Rekruten trainieren im Oktober 2022 auf einem Schießplatz im Süden Russlands.

Bild: ---/AP/dpa


Im Kreml-Umfeld mehren sich kritische Stimmen zur Lage an der Front in der Ukraine. Hohe Verluste, fehlendes Personal und strategische Rückschläge stellen die Kriegsführung von Putin zunehmend infrage.

Das Wichtigste in Kürze

  • Kremlnahe Stimmen kritisieren Russlands Kriegsführung als ineffektiv und verlustreich.

  • Hohe Verluste und fehlende Fortschritte an der Front sorgen für wachsenden Unmut.

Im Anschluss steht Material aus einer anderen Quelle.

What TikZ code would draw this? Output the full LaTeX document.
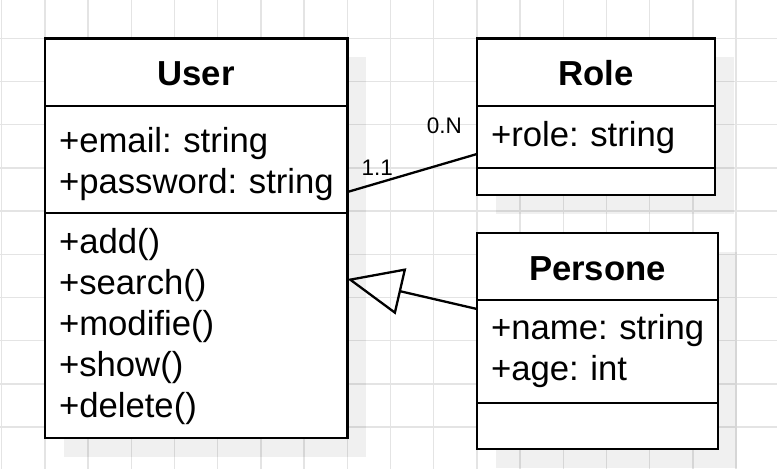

  • Selbst innerhalb staatlich kontrollierter Medien gibt es Zweifel an der offiziellen Putin-Propaganda.

Die Einschätzungen zum Verlauf des russischen Angriffskriegs gegen die Ukraine haben sich in den vergangenen Monaten gewandelt. Während die russische Staatspropaganda weiterhin das Bild einer erfolgreichen Offensive zeichnet, melden sich nun auch prominente kremlnahe Stimmen mit deutlicher Kritik zu Wort. Dabei rücken sie nicht nur die militärischen Herausforderungen in den Fokus, sondern auch die hohen Verluste und die angespannte Lage an der Front, wie "T-Online" berichtet.

Kremlnahe Kreise kritisieren Russlands Kriegsführung in der Ukraine

Tatyana Montyan, eine russlandfreundliche ukrainische Bloggerin, warnte kürzlich, dass das von Machthaber Wladimir Putin regierte Russland möglicherweise auf eine neue Mobilisierungswelle zusteuern könnte. "In der ersten Septemberhälfte hat sich das Tempo der Offensive deutlich verlangsamt. Möglicherweise sind die letzten Reserven aufgebraucht", erklärte sie in einem Interview mit dem regierungsnahen Journalisten Pawel Iwanow. Dmitri Rogosin, russischer Senator für die besetzte Region Saporischschja, beschrieb die Situation auf seinem Telegramkanal als "Pattsituation".

"Unvergleichlich hohe" Verluste Russlands

Die Kritik geht jedoch noch weiter: Pawel Gubarew, ein früherer Anführer der pro-russischen Separatisten in der Ostukraine, sprach offen über die "unvergleichlich hohen" Verluste Russlands. Diese seien auf wiederholte Angriffe auf gut verteidigte ukrainische Stellungen zurückzuführen. Gubarew betonte zudem, dass die stetigen ukrainischen Angriffe auf russische Ölinfrastruktur Kiew einen strategischen Vorteil verschaffen würden.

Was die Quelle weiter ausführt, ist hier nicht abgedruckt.